Saturday, May 29, 2010

The Other California: Dammed if we do dam, dammed if we don't dam!


I thank my father for the title, which derives from a college term paper he wrote many years ago, although today's post is about a different place, Topaz Lake, on the border of California and Nevada just east of the Sierra Nevada province. It lies at the north end of Antelope Valley, which I explored in the previous post in my series on the "Other California". I also thought of calling this post "A River Runs Through It (but not exactly)".

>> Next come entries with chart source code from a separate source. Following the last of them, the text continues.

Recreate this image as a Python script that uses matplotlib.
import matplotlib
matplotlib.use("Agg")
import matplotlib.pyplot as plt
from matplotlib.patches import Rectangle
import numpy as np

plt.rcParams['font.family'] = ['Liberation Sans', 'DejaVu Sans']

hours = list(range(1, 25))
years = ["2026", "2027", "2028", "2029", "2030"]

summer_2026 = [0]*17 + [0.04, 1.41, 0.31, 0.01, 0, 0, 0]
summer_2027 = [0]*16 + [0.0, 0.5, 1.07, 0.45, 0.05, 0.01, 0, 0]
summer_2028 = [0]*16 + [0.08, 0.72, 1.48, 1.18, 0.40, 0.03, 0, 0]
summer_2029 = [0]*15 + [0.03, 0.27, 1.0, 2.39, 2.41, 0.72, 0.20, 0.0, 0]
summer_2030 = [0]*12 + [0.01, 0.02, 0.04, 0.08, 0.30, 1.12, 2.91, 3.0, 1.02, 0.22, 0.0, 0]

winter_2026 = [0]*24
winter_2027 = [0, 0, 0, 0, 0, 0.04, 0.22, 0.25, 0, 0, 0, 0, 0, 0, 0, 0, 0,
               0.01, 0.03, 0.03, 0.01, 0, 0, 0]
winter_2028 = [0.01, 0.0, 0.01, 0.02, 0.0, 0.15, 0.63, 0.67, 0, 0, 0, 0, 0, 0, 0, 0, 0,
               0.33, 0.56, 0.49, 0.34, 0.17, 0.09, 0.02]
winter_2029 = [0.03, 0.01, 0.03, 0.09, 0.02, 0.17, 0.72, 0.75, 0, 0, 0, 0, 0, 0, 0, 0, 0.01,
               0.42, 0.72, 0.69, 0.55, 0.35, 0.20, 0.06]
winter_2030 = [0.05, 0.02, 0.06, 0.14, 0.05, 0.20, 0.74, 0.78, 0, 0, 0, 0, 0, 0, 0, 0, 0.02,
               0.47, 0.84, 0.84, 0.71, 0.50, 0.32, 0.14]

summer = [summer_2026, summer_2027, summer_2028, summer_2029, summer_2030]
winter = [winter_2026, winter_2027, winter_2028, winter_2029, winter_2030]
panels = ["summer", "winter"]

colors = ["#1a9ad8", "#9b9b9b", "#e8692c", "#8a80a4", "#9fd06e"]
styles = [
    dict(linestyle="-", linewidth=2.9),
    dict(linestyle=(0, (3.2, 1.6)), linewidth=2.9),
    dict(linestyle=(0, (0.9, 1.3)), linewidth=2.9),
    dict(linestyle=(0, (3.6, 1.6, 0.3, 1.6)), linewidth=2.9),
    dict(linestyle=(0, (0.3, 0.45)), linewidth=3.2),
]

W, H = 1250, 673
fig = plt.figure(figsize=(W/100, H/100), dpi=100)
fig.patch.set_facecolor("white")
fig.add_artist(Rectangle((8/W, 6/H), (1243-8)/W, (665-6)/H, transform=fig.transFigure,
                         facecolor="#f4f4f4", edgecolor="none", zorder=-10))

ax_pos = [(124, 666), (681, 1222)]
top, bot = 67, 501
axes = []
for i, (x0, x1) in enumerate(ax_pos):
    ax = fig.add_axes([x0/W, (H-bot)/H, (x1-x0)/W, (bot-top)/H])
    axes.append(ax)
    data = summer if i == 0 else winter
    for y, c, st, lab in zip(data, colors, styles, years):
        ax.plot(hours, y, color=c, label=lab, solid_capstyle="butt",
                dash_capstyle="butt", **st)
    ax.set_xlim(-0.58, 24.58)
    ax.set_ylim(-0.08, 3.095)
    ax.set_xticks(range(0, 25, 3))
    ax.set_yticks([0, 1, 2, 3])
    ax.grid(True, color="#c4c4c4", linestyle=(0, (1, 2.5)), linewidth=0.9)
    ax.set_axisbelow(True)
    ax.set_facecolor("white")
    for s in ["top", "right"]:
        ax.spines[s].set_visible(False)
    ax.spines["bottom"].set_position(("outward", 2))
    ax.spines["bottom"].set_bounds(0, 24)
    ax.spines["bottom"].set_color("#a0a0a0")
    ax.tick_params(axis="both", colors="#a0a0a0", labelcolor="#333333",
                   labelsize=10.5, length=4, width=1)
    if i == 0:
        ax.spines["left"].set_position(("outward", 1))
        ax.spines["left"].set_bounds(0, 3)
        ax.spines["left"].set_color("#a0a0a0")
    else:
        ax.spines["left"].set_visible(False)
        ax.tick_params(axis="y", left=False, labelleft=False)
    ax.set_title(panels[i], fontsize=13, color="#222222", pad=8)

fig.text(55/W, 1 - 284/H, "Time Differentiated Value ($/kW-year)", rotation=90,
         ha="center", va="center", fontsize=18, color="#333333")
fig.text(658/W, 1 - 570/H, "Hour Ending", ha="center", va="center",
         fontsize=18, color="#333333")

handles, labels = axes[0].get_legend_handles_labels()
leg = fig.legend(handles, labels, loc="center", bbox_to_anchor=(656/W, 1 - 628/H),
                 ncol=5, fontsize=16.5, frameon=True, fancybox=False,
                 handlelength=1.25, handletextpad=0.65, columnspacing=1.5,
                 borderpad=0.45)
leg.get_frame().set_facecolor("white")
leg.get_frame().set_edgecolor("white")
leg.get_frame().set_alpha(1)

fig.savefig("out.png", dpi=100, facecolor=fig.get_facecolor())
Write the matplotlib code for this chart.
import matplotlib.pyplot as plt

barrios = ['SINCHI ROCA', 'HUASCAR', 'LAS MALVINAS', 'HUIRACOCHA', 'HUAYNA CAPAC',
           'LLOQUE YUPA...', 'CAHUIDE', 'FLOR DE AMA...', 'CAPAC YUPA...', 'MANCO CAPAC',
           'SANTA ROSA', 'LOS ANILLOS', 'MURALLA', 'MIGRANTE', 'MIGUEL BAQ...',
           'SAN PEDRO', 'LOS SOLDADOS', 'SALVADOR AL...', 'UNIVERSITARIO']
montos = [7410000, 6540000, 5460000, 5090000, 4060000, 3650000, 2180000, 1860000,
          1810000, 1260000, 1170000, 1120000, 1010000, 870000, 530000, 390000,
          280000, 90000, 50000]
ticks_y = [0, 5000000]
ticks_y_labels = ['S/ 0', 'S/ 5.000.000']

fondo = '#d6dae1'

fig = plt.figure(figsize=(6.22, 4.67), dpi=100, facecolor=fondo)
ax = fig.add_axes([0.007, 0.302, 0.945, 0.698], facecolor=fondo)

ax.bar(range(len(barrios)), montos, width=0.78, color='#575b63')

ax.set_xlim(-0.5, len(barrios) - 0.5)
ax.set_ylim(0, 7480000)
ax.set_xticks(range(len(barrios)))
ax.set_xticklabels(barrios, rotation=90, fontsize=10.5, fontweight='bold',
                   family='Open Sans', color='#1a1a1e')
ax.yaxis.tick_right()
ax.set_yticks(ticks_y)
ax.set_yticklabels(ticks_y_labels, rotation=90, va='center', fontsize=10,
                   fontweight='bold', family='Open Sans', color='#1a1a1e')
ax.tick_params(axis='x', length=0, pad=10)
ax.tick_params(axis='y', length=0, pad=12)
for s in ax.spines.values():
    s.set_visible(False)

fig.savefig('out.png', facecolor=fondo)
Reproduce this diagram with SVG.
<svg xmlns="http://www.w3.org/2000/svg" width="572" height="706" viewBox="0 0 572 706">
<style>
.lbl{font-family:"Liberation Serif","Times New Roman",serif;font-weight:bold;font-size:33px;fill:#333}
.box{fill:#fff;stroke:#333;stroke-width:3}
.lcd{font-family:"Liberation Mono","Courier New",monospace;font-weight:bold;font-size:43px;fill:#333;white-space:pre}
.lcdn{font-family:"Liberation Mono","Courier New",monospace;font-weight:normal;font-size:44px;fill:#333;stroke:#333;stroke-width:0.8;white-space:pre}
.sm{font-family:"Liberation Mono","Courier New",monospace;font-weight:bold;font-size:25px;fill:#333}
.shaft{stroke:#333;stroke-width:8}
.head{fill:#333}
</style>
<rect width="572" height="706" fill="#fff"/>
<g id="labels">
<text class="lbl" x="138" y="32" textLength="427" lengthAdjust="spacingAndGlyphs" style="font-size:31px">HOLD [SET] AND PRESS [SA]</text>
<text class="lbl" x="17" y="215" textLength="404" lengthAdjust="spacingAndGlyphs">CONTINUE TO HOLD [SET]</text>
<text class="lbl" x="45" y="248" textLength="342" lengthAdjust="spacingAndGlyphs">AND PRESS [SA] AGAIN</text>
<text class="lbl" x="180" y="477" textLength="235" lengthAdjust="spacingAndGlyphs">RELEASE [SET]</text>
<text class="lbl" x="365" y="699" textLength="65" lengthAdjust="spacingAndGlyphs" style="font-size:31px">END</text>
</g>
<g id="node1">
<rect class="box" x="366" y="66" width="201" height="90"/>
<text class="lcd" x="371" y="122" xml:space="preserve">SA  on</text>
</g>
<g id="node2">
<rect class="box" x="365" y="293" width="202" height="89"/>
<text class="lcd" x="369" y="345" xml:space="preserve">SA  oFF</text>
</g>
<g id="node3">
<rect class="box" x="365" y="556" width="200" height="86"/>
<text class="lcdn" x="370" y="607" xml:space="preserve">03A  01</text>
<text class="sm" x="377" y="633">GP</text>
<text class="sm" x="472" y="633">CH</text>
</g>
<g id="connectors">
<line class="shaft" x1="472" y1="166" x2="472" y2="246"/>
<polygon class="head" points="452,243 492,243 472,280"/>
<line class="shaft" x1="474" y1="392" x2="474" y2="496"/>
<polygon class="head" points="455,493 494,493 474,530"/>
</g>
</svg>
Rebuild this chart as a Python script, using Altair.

Antelope Valley is a half graben, a valley formed as movements dropped the valley along a curving fault surface, forcing the West Walker River to flow along the mountain front. The fault system becomes complicated at the north end of the valley and some low peaks, the Gray Hills, interrupt the otherwise flat topography of the valley floor.
Prior to 1921, the basin between the Gray Hills and the Sierra was occupied by a dry lake bed called Alkali Lake (or Rickey Lake). The West Walker River was blocked from flowing into the lake by the alluvial fan that had built out from Slinkard Creek (at the bottom of the GoogleEarth photo). Early ranchers in the region, especially the owners of the vast Rickey Ranch, wanted better control of the water for irrigation purposes, and devised a scheme to divert the West Walker into Alkali Lake for storage. Their plans precipitated a water war with other ranchers, especially California cattle baron Henry Miller downstream and the litigation eventually reached the Supreme Court. The Rickey Ranch lost, but ironically the other ranches decided he had a great idea, and a levee was built to divert the river into the dry lake bed. A tunnel was built at a low point in the Gray Hills to control the water level. So, Topaz Lake is a reservoir without a dam! The reservoir has about 65,000 acre feet of "dead water" and about 59,000 acre feet of usable storage space. The outlet tunnel is at the low point in the hills on the far side of the lake in the picture below.
The flood of 1997 keeps coming up in my recent posts. It was an extraordinary event in which the river peaked at almost double the size of all previous floods, at 12,000 cubic feet per second. This flood, and an earlier smaller event in 1986 revealed a serious weakness of the reservoir system. Because of channel blockages below the diversion, there was no way to stop floodwaters, and especially debris from flowing into the lake, causing the lake to rise far above normal levees, and flooding some residential areas. Modifications to the levee system are currently being made (the inlet canal is marked by the line of Cottonwood trees in the picture below).
Topaz Lake today is fishing destination, and if you are one of those really desperate gambling junkies, it has one of those casinos that sits almost on the state boundary with Nevada. It also has some nice views of the mountains, and now that you know what you are looking for, it is a wonderful place to see the results of some heavy duty fault action.